Input data —
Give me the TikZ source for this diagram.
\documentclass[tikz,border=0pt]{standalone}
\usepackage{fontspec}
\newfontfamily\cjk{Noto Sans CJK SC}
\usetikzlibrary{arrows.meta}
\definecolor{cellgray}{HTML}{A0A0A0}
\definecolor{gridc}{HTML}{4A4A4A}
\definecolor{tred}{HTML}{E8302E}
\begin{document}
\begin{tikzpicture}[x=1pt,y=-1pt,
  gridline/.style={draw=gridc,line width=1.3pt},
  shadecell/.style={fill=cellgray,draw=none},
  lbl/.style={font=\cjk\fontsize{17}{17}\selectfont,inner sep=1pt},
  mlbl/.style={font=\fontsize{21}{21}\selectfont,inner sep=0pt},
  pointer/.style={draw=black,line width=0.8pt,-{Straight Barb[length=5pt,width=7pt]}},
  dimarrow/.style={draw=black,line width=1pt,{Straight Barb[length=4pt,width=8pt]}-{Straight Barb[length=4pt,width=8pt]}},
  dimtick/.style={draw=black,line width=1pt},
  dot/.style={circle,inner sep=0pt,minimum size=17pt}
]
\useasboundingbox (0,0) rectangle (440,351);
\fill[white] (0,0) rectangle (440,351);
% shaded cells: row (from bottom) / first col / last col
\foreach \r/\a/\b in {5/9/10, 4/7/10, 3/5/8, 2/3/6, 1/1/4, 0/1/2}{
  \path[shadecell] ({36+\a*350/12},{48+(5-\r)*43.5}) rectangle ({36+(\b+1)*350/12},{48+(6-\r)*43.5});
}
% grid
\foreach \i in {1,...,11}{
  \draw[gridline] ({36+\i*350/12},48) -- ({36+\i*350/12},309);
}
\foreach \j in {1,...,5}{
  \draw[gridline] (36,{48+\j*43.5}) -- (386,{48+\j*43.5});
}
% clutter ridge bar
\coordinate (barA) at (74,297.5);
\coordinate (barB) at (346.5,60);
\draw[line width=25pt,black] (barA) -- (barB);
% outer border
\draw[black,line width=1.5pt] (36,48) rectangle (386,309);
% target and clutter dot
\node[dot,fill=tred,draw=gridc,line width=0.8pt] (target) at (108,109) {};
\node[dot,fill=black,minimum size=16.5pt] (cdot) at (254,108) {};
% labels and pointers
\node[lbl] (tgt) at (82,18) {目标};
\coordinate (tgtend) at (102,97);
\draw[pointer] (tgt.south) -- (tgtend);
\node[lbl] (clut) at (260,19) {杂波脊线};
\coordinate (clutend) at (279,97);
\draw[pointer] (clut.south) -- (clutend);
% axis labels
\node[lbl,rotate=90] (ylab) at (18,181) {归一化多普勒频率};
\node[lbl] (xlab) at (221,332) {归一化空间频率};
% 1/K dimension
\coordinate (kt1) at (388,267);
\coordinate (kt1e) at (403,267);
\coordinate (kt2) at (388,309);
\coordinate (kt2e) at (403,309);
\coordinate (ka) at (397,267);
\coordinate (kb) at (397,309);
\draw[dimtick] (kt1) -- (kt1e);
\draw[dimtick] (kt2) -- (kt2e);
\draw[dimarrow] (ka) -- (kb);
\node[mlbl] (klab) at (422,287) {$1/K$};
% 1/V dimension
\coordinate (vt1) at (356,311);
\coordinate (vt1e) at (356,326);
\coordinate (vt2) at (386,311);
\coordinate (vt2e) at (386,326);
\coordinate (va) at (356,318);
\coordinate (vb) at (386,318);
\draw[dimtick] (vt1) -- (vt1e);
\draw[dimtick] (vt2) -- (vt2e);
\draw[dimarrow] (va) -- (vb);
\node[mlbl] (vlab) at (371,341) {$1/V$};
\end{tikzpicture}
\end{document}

==

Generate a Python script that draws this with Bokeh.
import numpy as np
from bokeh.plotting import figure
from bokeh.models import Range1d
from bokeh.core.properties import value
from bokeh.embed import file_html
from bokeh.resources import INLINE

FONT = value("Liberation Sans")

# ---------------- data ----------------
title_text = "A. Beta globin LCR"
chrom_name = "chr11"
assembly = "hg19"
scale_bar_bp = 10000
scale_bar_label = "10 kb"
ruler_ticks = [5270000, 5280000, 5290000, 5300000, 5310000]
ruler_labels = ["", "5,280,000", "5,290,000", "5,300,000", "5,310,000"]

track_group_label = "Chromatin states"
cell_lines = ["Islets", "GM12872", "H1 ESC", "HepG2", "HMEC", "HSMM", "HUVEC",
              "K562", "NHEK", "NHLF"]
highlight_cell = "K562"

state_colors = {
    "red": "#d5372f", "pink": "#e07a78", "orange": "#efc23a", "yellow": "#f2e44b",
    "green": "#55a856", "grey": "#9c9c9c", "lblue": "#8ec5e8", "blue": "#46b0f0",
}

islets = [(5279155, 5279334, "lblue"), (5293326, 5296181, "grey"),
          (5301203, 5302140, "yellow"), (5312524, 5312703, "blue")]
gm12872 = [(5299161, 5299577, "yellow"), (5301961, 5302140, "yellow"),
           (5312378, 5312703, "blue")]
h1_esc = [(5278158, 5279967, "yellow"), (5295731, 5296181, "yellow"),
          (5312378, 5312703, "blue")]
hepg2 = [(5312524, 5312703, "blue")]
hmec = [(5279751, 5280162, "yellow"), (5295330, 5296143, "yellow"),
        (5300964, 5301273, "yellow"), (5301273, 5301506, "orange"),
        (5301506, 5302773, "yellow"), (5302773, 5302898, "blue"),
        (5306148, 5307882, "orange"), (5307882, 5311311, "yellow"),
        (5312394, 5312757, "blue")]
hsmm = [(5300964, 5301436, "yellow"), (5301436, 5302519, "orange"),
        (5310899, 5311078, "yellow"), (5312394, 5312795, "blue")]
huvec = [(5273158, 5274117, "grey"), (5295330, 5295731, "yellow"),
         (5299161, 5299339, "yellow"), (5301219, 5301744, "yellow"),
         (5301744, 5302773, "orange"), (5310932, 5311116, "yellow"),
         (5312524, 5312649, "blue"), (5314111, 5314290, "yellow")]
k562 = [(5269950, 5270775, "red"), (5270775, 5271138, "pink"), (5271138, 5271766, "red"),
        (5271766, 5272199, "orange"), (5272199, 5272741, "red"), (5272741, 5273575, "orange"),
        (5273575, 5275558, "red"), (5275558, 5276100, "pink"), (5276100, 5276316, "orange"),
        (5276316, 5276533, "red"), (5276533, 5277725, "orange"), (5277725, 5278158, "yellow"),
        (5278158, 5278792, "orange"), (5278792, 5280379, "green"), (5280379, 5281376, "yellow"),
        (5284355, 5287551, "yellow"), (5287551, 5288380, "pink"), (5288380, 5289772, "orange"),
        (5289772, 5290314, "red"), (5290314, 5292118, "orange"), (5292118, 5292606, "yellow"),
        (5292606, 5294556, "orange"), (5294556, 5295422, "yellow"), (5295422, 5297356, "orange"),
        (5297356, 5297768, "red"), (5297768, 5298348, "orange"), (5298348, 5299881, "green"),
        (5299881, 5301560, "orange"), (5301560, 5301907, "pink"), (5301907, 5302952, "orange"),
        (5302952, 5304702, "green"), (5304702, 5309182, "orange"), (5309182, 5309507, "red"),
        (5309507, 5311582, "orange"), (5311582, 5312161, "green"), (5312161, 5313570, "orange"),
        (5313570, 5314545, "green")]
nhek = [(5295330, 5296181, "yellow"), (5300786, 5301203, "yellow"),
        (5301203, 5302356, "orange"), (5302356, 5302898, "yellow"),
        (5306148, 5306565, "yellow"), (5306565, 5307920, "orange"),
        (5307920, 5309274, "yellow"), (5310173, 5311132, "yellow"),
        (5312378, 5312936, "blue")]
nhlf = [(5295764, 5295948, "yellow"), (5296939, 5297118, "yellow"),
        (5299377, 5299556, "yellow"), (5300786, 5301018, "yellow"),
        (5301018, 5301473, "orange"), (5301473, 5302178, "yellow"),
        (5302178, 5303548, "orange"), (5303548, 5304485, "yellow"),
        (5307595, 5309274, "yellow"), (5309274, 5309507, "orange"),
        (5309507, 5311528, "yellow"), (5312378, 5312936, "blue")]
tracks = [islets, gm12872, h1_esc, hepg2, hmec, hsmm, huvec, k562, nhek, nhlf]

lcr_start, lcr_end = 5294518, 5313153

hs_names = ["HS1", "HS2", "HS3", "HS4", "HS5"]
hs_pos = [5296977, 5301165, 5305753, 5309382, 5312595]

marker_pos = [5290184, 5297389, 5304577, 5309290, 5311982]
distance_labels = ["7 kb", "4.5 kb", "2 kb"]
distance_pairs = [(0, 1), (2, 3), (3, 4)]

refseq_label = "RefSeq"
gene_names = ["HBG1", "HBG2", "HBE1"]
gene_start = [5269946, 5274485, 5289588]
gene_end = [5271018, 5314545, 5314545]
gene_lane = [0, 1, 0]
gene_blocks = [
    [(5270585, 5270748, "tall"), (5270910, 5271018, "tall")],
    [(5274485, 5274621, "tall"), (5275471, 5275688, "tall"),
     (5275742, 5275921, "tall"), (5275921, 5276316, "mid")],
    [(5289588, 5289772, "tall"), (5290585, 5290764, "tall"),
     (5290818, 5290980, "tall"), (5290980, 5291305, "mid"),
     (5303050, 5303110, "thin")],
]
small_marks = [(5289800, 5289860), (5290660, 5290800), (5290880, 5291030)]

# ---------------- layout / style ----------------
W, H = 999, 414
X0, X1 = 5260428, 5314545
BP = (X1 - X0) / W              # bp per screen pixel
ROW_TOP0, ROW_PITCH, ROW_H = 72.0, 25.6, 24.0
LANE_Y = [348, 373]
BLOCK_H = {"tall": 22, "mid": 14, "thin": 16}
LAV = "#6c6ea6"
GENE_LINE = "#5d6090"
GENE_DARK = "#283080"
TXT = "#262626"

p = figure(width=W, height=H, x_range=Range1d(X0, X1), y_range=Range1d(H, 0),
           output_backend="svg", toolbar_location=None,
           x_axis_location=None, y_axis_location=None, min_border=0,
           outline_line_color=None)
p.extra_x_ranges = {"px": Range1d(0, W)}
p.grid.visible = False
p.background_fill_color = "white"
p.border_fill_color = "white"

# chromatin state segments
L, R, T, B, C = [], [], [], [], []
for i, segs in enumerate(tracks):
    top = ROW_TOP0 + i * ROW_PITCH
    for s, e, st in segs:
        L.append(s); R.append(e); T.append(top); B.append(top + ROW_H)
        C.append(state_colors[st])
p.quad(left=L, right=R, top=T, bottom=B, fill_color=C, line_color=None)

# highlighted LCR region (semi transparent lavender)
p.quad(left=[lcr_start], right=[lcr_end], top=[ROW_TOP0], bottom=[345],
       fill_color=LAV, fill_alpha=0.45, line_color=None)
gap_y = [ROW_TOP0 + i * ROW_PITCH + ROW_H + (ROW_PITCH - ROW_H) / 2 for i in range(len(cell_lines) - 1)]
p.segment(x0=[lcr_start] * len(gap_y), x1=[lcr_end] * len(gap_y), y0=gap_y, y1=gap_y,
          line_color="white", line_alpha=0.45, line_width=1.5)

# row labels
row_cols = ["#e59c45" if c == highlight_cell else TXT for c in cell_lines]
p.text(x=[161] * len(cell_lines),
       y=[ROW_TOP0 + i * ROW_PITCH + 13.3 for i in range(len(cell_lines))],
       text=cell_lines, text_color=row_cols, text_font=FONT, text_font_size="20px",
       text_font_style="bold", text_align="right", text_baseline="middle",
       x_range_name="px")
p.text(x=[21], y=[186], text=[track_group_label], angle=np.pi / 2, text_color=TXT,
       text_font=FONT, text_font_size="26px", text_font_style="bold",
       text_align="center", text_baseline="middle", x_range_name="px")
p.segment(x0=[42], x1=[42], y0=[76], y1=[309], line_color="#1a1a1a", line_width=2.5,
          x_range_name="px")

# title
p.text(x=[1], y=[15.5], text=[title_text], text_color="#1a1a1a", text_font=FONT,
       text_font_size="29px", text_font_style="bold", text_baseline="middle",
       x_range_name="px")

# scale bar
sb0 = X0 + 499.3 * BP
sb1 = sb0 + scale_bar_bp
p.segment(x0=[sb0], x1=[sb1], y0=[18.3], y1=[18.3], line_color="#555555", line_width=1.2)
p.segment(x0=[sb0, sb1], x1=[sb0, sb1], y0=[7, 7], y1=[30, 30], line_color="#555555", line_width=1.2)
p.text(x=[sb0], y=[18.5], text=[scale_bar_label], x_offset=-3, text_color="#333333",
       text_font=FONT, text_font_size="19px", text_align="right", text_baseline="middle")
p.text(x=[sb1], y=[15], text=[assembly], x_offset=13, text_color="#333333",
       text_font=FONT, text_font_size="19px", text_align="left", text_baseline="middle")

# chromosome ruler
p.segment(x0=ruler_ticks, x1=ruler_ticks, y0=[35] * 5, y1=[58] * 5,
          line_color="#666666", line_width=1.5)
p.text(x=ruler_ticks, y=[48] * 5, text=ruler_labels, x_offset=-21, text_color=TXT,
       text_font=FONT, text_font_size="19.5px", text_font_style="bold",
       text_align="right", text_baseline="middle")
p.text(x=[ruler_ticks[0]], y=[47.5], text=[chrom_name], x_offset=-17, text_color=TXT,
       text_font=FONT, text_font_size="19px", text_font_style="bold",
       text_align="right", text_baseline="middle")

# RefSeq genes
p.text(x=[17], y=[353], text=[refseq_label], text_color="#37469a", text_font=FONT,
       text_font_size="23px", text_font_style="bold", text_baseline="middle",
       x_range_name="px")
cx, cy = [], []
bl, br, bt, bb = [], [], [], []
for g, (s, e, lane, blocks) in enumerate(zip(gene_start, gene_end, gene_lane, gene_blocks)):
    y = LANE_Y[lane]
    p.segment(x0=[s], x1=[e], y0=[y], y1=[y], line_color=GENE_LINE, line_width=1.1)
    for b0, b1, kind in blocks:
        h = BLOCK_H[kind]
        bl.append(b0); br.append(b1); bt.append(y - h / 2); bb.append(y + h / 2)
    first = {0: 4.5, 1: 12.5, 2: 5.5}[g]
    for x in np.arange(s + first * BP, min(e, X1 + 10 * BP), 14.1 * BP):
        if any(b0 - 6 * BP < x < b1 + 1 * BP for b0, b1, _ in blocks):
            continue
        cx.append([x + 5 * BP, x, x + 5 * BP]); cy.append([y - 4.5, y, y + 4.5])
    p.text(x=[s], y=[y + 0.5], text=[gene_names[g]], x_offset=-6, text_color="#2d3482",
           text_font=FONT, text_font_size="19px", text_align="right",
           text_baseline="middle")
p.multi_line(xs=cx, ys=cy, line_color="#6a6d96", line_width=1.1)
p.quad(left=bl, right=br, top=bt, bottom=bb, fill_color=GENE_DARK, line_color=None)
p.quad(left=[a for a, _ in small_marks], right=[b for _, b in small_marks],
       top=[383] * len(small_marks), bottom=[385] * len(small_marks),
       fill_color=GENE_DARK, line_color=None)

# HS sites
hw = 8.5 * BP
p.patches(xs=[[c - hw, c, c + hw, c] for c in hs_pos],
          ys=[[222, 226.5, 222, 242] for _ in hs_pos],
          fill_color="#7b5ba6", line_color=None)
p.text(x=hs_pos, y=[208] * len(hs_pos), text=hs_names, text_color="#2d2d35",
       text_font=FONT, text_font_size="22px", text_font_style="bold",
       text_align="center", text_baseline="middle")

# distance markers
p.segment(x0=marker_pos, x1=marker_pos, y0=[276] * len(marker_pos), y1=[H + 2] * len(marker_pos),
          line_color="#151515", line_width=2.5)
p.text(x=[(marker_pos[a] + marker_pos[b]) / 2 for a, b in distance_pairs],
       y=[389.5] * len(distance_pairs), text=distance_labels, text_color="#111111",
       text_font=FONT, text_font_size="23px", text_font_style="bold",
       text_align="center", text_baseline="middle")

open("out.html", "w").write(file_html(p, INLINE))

What you should do —
Copy each line that holds the word "this".

Response —
Give me the TikZ source for this diagram.
Generate a Python script that draws this with Bokeh.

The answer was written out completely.